If Labor can persuade all 12 senators from the minor Greens party to support the bill, it will only need one more senator from the remaining six available to achieve a majority.

The Greens want Australia to slash its emissions by 75% by 2030.

The conservative coalition that ruled for nine years until the May 21 election won’t budget from its 2015 Paris commitment to reduce emissions by between 26% and 28%.

Albanese said voters and business groups had endorsed the 43% target.

“Our policy is well thought through,” Albanese said. “It was announced, it was campaigned upon, indeed, it received a mandate.”

Labor has agreed to some of the Greens’ demands including that the bill would state that any target was a floor, not a ceiling and that there would be no reduction in the government‘s ambition.

Greens leader Adam Bandt said his party needed more concessions and negotiations would continue.

Bandt said the government must stop approving new coal and gas projects and adopt a more ambitious target than 43%.

“We have been very concerned that the bill might put that weak target into law in a way that would put a handbrake on future governments that might be willing to act according to the science,” Bandt said.

The new government has already officially notified the United Nations of the 43% target.

It wants the target enshrined in law in case a future administration attempts to reduce the target.

Six new Greens lawmakers were sworn in on Tuesday, three to the House and three to the Senate.
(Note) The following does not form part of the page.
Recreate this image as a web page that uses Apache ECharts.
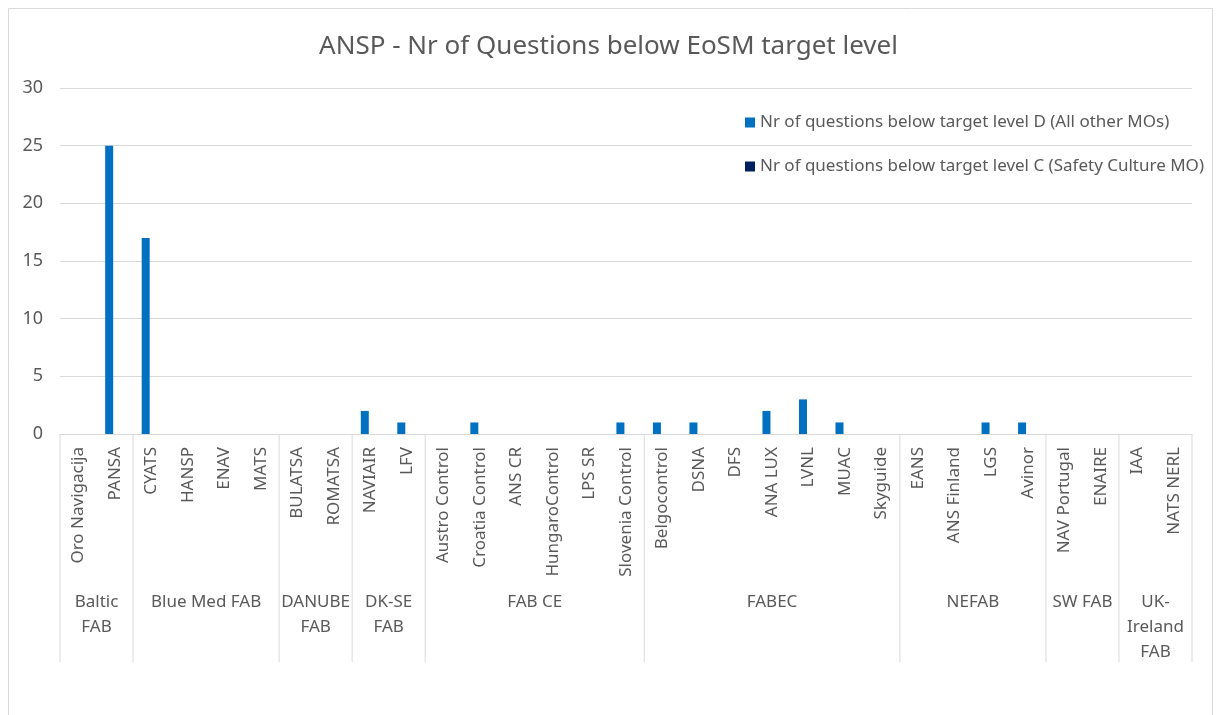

Bandt described the election result as the party’s best ever.

The major parties both lost seats to candidates who promised more action on climate change.

The conservative Liberal Party lost six House seats that were considered some of their safest to so-called teal independents: a greener shade than the party’s traditional blue color.

The number of lawmakers in the House unaligned to major parties has burgeoned from seven in the last Parliament to 16 in the new Parliament,

It is the largest number of unaligned lawmakers in the 151-seat House since the Liberal Party was formed in 1944.

Some observers say the trend suggests the years of majority government in Australia are numbered.

Australia has only had one minority government since World War II. A Labor minority government was elected in 2010 and lasted for a single three-year term.

Ian McAllister, an Australian National University political scientist who surveys voters after elections, said a substantial number wanted more action on climate change than the major parties were prepared to take.

“We asked about climate change. These days it’s about the second or third most important issue, whereas 10 or 15 years ago it was maybe fifth or sixth and it's very much associated with younger voters,” McAllister said.